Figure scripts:

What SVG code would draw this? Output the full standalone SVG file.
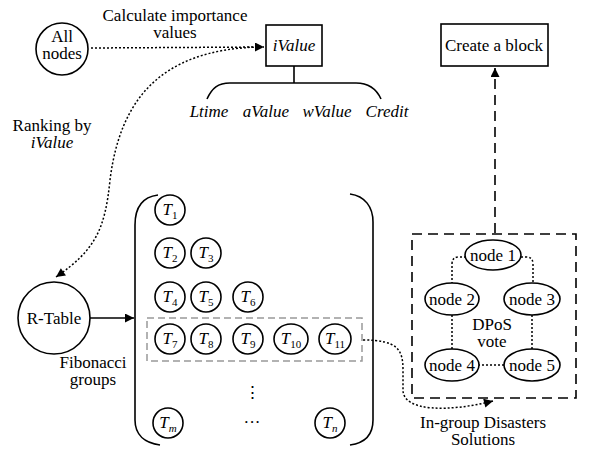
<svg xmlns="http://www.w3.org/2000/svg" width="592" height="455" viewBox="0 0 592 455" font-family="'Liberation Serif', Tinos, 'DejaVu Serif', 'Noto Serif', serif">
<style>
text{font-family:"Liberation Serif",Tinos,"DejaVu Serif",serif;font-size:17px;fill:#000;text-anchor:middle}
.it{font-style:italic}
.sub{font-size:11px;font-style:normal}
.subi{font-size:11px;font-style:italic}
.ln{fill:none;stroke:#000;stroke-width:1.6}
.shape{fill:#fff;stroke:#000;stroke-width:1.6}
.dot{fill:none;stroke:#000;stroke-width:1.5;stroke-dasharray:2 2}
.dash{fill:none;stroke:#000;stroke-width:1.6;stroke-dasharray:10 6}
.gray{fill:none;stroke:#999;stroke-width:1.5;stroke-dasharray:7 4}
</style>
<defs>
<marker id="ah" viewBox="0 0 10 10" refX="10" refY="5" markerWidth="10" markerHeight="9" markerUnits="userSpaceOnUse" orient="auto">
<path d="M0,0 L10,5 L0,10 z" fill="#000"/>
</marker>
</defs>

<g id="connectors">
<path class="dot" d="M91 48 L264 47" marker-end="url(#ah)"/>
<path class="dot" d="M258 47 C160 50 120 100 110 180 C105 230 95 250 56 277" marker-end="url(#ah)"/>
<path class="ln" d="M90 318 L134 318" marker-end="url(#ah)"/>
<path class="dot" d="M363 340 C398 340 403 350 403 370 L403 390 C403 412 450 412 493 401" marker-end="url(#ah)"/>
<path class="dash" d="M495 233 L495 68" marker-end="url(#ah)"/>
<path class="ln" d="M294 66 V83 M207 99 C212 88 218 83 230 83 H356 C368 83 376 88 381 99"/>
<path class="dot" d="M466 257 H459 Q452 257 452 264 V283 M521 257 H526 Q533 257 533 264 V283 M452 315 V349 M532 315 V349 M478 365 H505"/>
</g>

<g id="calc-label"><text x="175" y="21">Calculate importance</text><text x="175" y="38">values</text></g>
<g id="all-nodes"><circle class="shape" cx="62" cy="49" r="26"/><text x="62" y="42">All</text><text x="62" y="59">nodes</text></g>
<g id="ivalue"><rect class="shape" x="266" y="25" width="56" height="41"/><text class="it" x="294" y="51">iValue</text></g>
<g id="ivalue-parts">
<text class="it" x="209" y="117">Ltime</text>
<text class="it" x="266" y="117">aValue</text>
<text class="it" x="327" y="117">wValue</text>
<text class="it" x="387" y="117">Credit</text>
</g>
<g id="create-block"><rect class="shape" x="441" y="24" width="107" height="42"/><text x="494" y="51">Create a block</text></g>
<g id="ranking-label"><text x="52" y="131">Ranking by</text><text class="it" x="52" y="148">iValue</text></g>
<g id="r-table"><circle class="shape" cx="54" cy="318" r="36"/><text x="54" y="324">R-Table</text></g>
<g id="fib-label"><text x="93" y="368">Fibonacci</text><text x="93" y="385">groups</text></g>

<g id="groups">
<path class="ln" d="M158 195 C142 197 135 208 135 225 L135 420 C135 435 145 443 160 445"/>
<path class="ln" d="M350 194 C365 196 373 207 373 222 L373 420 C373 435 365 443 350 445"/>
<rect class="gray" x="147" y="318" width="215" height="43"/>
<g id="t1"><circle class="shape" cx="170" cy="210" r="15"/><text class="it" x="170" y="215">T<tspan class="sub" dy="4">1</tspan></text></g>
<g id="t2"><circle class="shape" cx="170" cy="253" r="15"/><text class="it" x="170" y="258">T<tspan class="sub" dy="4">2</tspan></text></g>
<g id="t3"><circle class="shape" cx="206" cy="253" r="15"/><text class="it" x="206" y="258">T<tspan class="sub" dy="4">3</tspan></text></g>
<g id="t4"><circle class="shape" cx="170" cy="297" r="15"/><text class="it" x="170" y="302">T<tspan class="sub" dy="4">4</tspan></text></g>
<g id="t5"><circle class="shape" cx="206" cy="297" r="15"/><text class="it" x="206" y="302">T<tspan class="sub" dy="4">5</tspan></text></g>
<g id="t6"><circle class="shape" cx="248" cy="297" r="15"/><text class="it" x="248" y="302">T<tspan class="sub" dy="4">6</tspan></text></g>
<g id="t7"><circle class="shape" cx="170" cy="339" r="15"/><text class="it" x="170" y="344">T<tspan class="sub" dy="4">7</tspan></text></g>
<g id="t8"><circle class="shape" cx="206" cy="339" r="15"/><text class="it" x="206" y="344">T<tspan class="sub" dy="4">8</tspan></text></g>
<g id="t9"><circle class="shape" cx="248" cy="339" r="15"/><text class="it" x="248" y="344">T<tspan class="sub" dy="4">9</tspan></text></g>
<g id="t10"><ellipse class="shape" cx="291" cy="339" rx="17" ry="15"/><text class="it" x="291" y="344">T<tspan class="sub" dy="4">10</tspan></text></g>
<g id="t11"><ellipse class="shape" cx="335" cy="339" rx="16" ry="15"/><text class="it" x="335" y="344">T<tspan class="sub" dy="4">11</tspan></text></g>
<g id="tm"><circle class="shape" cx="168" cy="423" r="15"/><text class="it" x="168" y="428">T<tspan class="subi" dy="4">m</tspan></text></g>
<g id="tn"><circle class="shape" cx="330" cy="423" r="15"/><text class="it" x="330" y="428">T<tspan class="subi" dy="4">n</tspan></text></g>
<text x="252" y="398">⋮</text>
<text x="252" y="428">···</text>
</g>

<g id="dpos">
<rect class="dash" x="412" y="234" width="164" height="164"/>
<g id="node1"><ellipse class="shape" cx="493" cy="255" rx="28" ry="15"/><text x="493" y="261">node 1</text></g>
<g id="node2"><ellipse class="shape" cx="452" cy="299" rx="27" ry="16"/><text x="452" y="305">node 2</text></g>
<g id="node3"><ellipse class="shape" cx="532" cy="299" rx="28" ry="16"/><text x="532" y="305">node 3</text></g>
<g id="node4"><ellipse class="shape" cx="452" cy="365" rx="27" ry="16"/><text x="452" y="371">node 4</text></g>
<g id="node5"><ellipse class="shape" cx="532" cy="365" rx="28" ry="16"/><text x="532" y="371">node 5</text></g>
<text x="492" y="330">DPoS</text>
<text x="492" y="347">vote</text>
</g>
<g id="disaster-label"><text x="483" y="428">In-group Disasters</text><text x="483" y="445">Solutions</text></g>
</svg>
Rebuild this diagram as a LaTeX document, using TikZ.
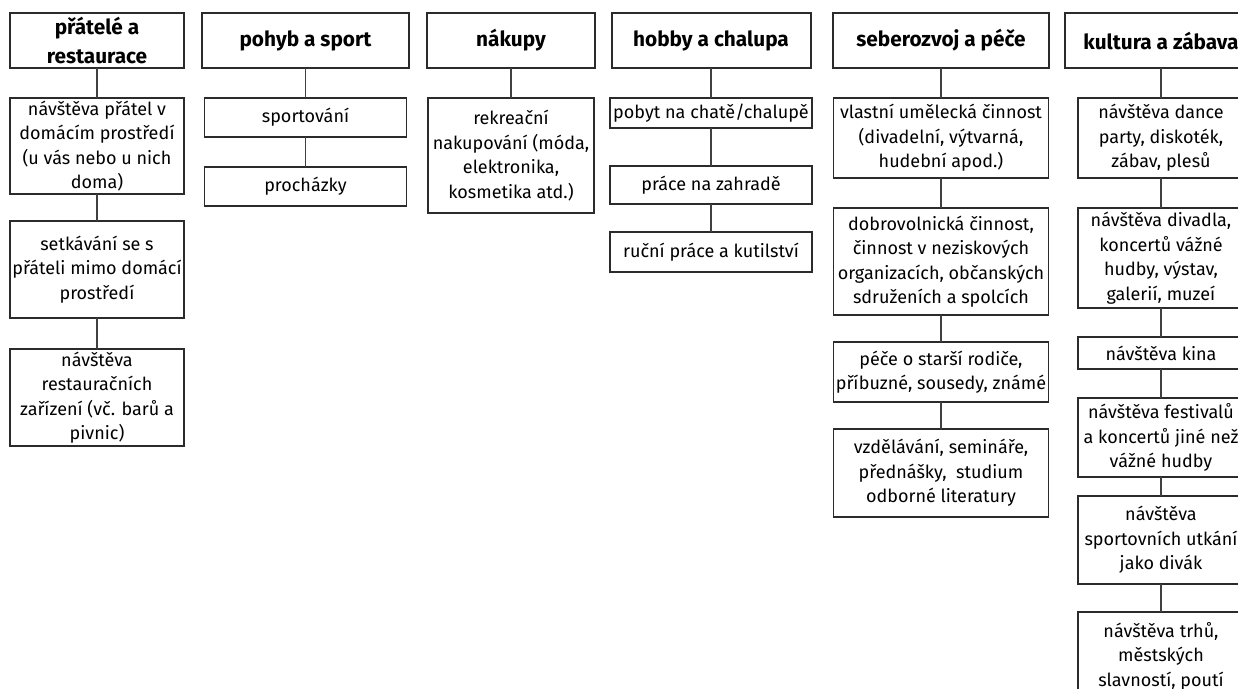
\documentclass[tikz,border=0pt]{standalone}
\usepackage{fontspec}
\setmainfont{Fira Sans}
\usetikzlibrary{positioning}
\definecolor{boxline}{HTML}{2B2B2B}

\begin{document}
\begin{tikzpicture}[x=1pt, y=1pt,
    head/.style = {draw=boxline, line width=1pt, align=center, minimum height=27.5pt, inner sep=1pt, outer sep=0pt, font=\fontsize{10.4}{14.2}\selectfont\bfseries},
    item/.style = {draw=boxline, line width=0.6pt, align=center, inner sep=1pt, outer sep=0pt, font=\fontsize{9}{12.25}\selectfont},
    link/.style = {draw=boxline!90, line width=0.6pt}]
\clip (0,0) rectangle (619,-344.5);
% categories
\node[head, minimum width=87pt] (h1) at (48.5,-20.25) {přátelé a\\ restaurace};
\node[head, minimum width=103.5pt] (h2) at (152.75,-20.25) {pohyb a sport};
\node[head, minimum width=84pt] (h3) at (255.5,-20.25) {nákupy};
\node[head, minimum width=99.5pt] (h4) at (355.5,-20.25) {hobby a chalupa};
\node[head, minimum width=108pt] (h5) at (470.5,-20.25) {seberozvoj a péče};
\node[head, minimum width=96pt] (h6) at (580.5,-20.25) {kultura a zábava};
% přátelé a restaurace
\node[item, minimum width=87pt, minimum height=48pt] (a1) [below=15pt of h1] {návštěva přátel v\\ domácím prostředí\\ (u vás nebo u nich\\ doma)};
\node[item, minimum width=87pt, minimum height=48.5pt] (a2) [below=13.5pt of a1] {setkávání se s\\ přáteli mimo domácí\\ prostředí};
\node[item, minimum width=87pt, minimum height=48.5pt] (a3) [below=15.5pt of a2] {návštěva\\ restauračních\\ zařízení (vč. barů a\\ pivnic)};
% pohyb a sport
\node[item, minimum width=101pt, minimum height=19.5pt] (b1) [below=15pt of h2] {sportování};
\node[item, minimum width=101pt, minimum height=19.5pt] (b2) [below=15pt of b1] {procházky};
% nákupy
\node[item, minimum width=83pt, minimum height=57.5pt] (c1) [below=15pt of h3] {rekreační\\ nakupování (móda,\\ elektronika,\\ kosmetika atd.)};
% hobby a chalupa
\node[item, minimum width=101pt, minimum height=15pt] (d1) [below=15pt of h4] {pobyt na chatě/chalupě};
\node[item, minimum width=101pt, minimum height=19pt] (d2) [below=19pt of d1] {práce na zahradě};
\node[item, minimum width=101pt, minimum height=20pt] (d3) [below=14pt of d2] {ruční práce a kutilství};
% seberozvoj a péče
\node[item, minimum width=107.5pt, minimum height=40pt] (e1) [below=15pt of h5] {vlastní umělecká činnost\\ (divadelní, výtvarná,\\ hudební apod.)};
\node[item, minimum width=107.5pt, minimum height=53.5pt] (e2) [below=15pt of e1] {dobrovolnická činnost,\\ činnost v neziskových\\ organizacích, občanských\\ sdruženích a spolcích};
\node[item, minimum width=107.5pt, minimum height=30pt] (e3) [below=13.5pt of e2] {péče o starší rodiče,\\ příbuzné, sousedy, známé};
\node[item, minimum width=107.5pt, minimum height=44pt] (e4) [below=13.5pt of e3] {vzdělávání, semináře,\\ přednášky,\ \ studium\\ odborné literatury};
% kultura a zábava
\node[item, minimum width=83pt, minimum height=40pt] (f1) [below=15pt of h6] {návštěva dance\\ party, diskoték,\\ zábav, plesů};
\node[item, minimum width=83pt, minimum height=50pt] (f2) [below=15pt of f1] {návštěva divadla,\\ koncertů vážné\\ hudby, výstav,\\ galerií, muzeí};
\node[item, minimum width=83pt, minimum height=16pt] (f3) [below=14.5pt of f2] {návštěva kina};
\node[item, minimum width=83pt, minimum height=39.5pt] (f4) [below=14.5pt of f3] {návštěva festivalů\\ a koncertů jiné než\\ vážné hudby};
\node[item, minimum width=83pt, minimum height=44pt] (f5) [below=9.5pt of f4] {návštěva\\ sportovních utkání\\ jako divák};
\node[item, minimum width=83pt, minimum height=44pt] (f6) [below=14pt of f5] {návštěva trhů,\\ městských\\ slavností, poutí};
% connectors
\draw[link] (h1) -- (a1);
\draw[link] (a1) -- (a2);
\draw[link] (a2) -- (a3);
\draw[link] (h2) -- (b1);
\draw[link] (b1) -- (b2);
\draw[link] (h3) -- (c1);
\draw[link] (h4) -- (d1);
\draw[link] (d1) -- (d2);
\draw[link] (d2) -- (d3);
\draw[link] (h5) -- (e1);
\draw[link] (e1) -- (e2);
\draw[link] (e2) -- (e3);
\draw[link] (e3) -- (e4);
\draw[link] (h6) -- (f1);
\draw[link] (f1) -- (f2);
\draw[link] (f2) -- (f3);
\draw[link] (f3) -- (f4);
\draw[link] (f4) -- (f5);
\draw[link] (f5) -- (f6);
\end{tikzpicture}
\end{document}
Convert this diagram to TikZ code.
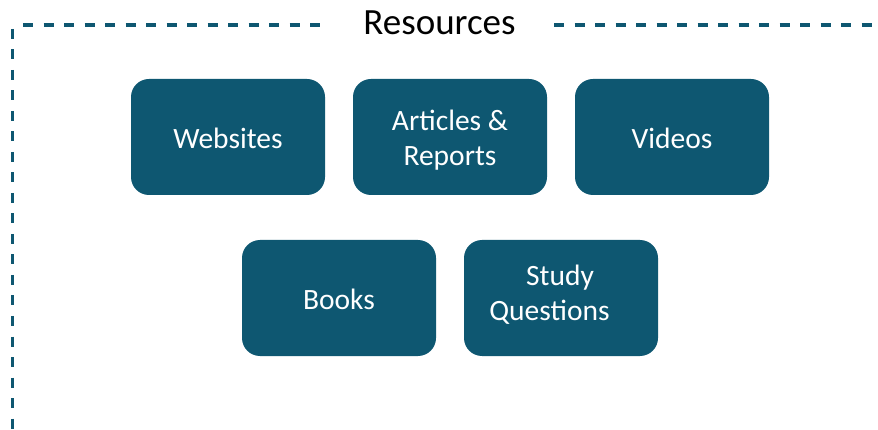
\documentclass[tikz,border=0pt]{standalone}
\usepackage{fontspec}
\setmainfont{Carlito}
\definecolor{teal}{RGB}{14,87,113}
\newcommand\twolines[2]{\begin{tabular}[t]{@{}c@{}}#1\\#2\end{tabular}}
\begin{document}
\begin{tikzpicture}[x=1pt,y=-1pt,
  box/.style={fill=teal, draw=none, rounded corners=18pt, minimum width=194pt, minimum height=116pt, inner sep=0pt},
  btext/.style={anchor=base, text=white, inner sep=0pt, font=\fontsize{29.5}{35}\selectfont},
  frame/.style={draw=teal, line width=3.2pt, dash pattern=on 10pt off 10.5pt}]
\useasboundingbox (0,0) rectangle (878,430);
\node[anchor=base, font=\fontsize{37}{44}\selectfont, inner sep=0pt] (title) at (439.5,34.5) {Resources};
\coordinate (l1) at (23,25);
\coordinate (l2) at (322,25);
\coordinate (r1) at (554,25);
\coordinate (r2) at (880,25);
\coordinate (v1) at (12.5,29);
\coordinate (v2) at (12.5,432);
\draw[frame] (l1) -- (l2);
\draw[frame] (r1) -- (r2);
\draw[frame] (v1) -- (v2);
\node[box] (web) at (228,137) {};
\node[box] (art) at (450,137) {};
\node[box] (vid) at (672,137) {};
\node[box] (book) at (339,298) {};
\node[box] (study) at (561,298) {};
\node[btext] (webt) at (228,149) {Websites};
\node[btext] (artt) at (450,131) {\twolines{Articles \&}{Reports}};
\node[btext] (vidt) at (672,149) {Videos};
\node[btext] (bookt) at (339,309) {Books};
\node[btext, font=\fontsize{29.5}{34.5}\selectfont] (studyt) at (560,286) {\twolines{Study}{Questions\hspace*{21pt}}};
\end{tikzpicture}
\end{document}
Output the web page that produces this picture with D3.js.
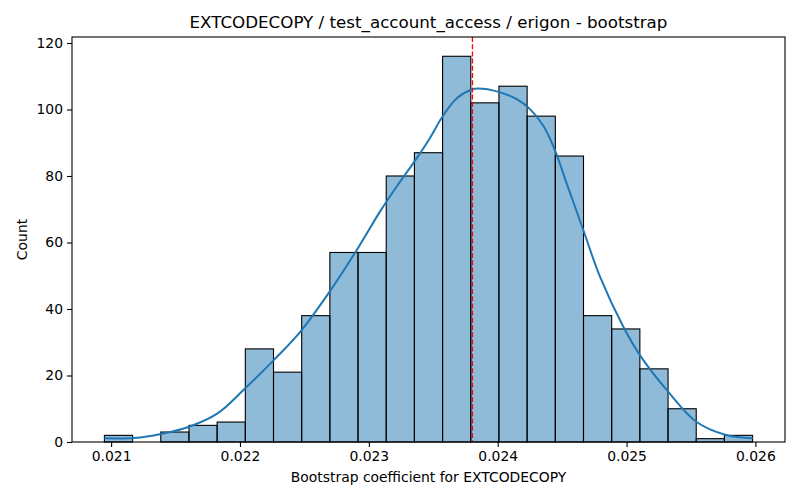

### Exercise requirements
Copy out each line of the data where the string "Output" appears.

### Answer to the problem
What SVG code would draw this? Output the full standalone SVG file.
Output the web page that produces this picture with D3.js.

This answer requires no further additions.